Jim’s response to his client? “Hmm … let me get back to you on that.”
With SRI investing growing exponentially, this conversation will become more and more frequent, providing a new opportunity for leading financial advisors to differentiate their firms and capitalize on the SRI “mega-trend” currently happening in the wealth management industry.
This opportunity provides advisors who have a practice management and business plan dedicated to the “greening” of their advisory firm to not only talk the SRI talk, but to also walk the walk and back it up with tangible initiatives to demonstrate their commitment to making the world a better place for current and future generations.

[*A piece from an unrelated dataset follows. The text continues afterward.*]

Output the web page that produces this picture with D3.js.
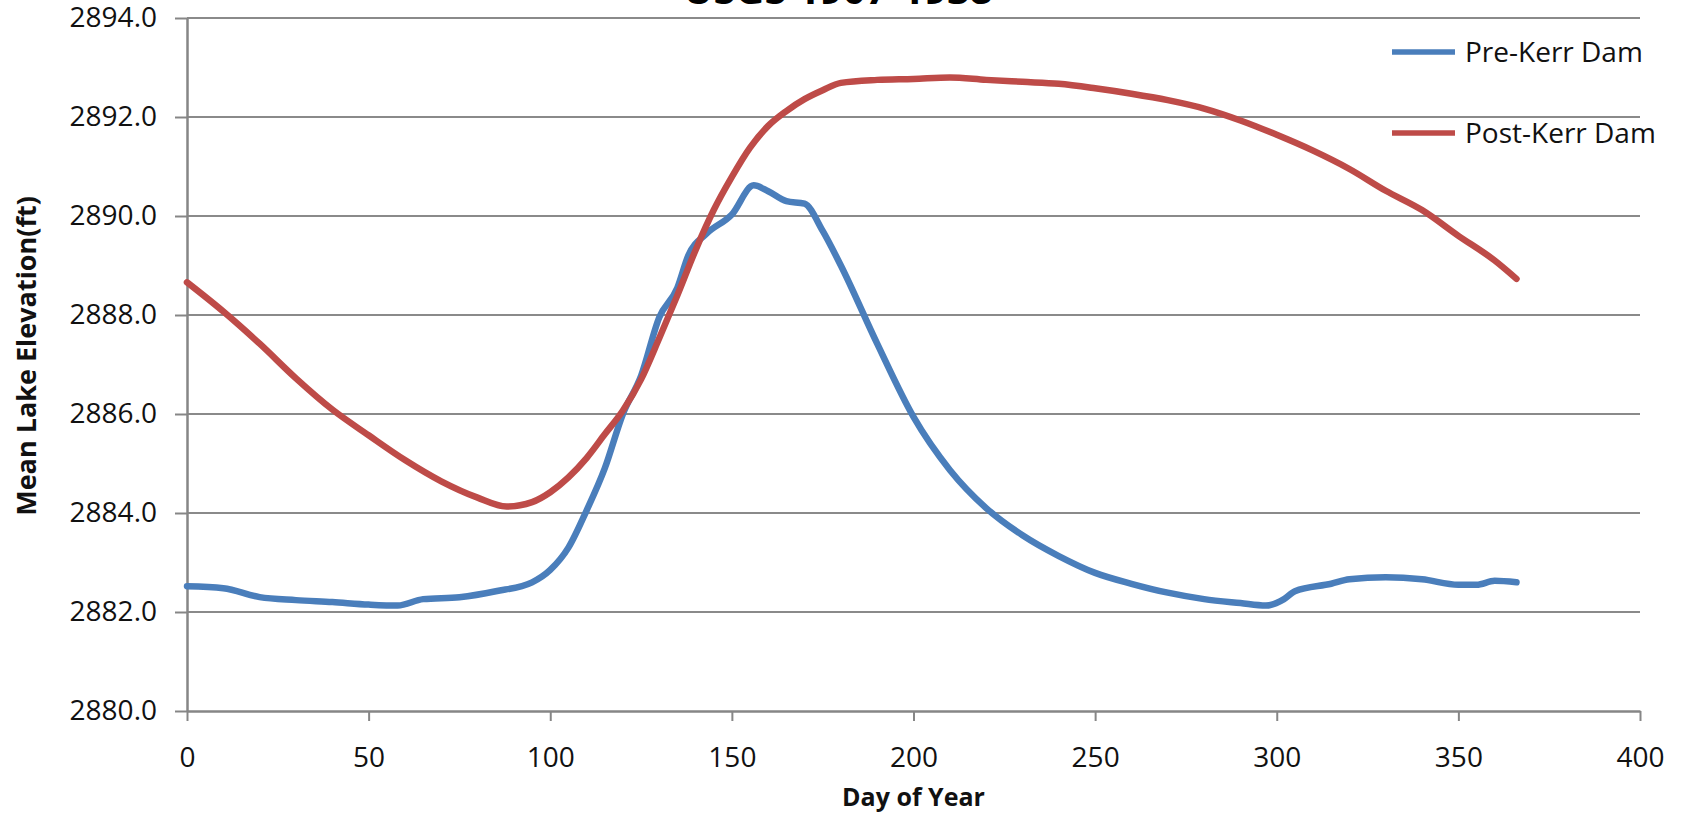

Why is this becoming so important?
The Social Investment Forum (SIF) recently reported that 12.2% [$3.07 trillion] of the $25.2 trillion in total U.S. assets under management is involved in some strategy of socially responsible and sustainable investing. The SIF report further states that these assets are up over 13% in the last two years, despite the economic downturn and in an environment where overall assets increased less than 1%. Additionally, SRI investing has become part of the mainstream, and as a result just about all investment companies now offer SRI products to their clients.

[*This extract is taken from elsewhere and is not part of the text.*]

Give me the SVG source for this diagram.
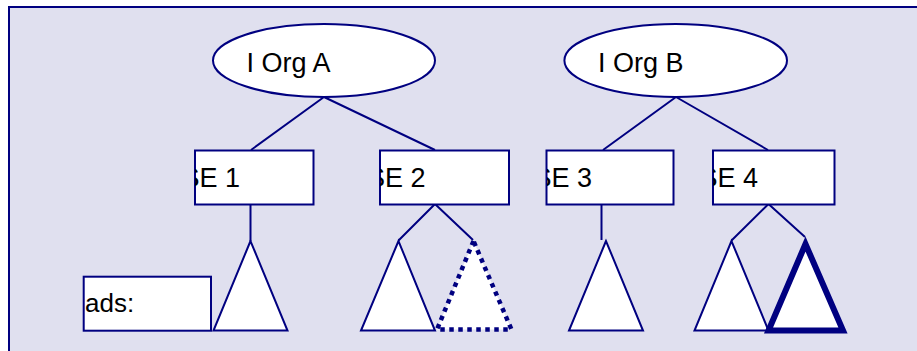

The bottom line is that as more and more investors become aware of and demand SRI strategies, those advisors who are positioned ahead of the “sustainability curve” will benefit the most, leaving firms that aren’t, behind.

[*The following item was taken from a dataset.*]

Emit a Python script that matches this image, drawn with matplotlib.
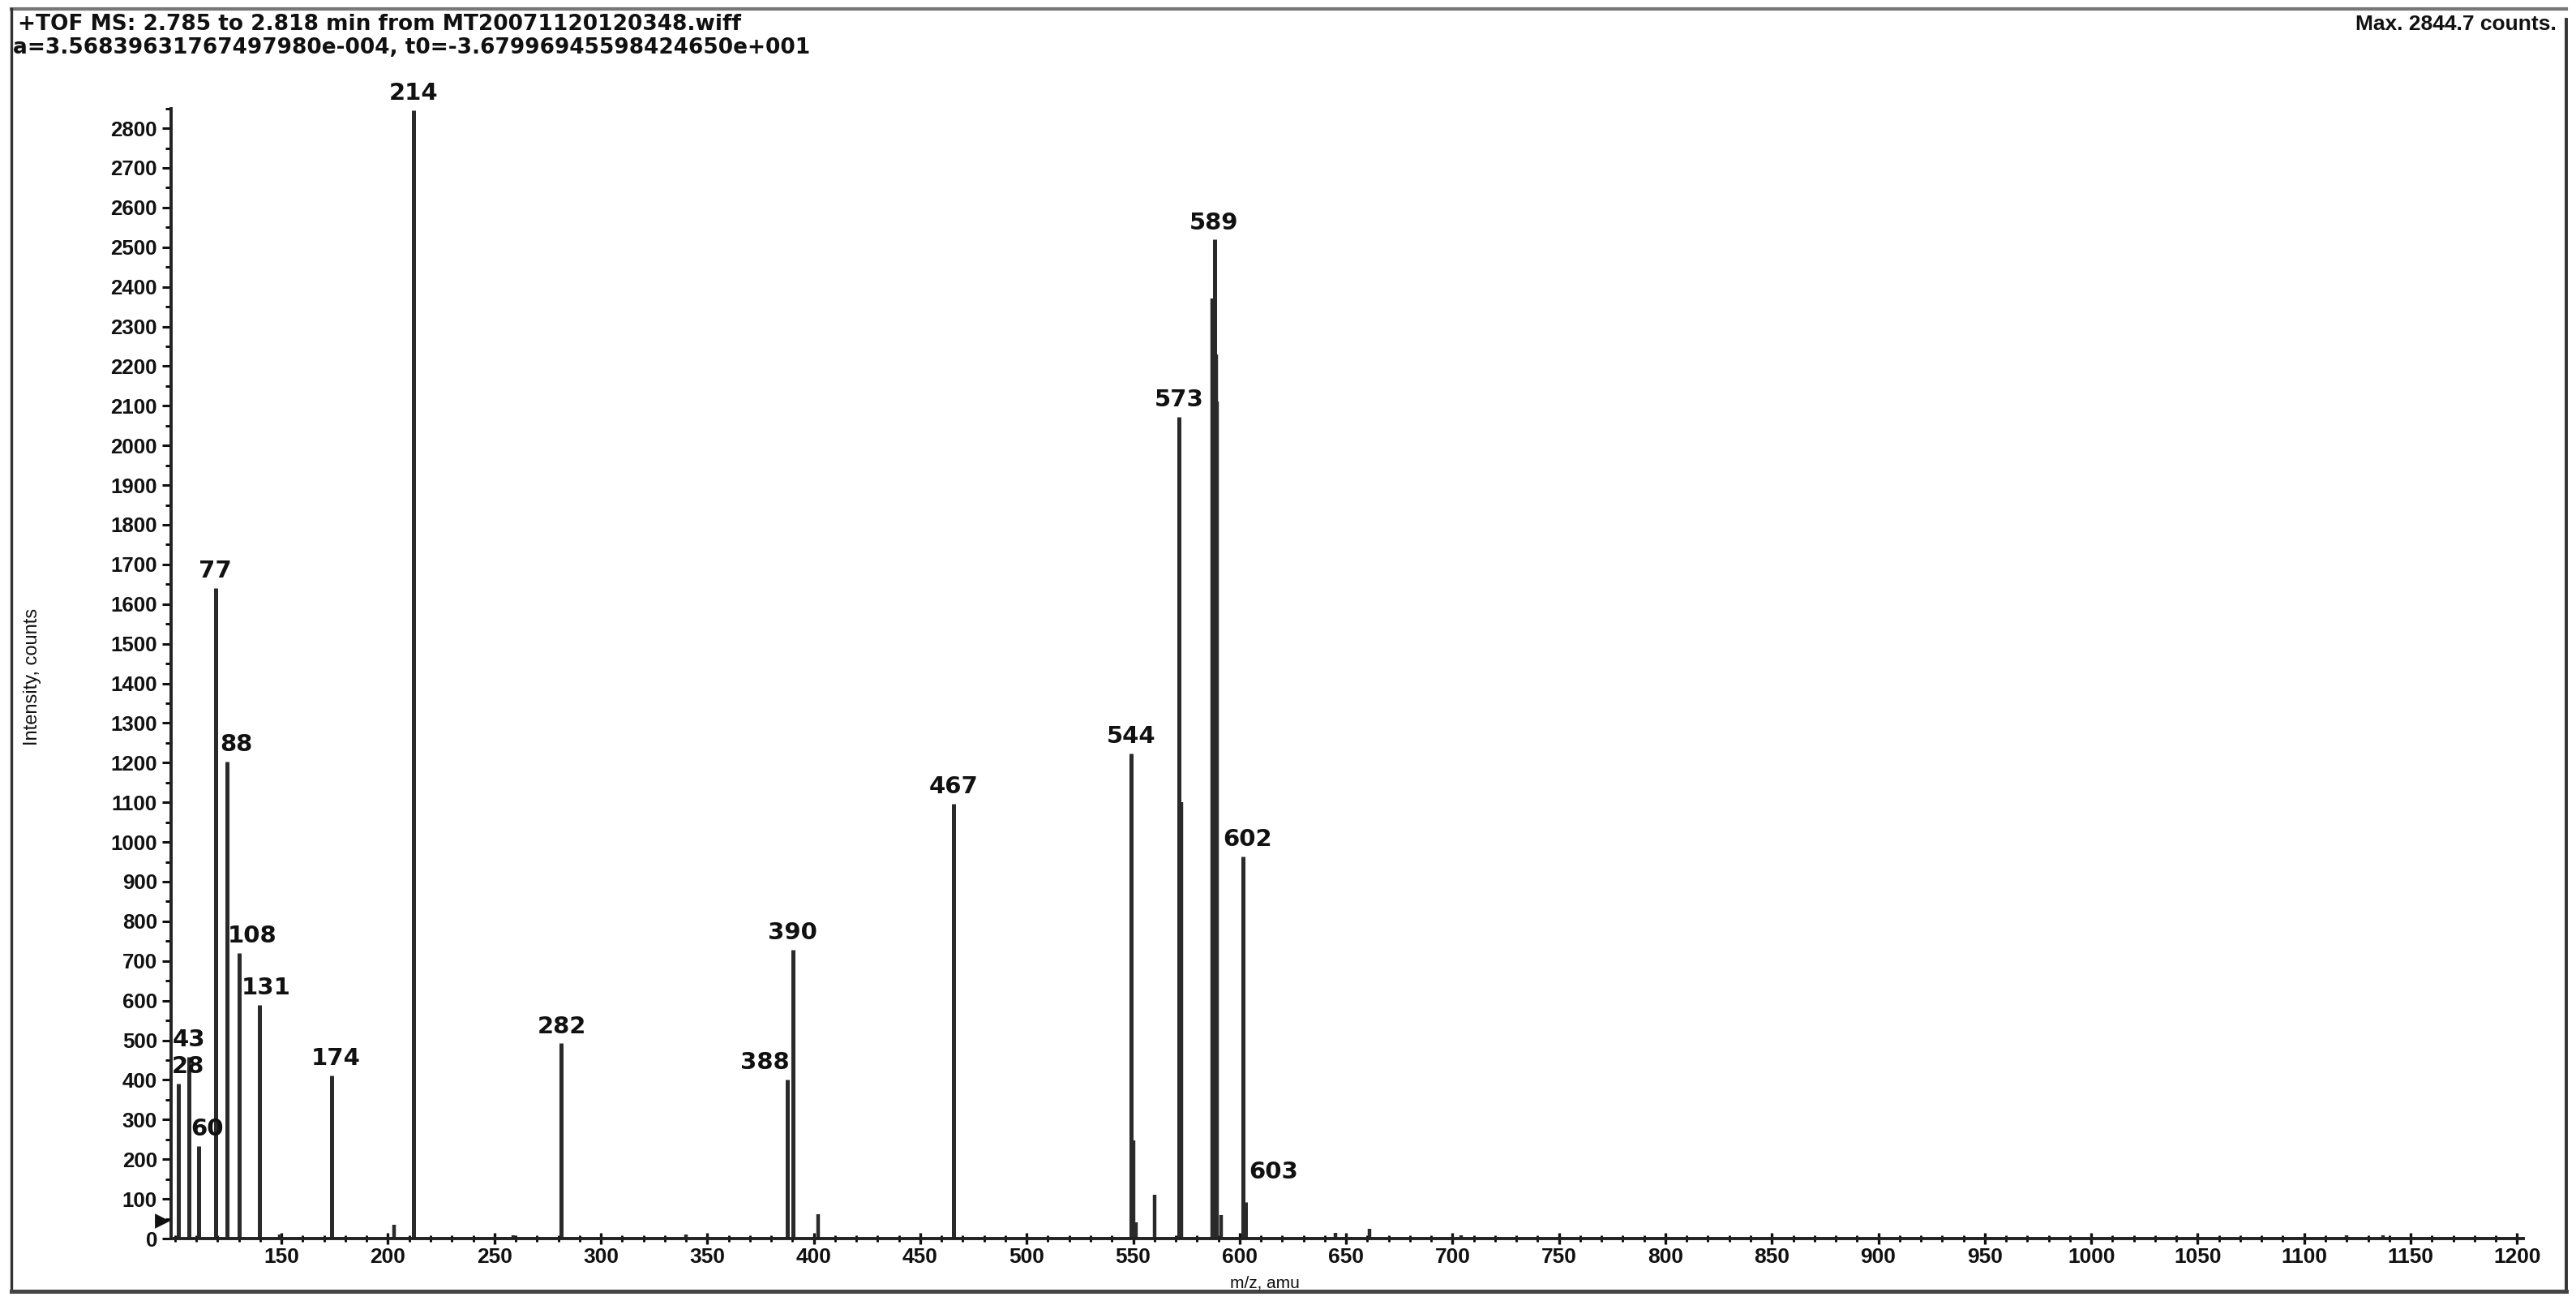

What’s driving SRI demand?
There are a number of factors propelling the demand for SRI investments that are only expected to increase dramatically over the coming years.
Large institutions—particularly public funds—are now adopting environmental and social governance (ESG) criteria due to legislative mandates, causing money managers to increasingly incorporate ESG factors into their investment analysis, decision-making and portfolio construction.
New products and fund styles are driving growth in ESG investment vehicles as well, especially among ETFs and alternative investment funds such as social venture capital, double- and triple-bottom-line private equity, along with responsible property funds.
Additionally, environmentally themed investment products and services are rapidly emerging to meet investors’ growing desire to manage environmental risks and capitalize on opportunities in clean and green technology, alternative and renewable energy, green building and responsible property development, along with other environmentally driven businesses.
Other factors include the visibility of high-profile investors and leaders involved in SRI investing, such as Al Gore and David Blood’s Generation Investment Management fund with more than $5 billion in assets.
What does this all mean for financial advisors?
The key implications for financial advisors is that as the awareness and investor demand for SRI investing increases, forward-looking advisors can differentiate their firms by not only developing expertise in SRI, bus also in applying sustainability practices (environmentally and socially responsible) to their own businesses to demonstrate their understanding and commitment to their clients and prospects.
Done right, this SRI “walk the walk” differentiation will provide a powerful message, positioning your firm for growth from new SRI asset flows, while helping you to attract and retain top employees, as well as set a strong example in your community on how to preserve and conserve our scarce resources.
There is also a real and tangible return on investment (ROI) from sustainability practices, as they have a direct impact on the bottom line through reduced costs and efficiencies.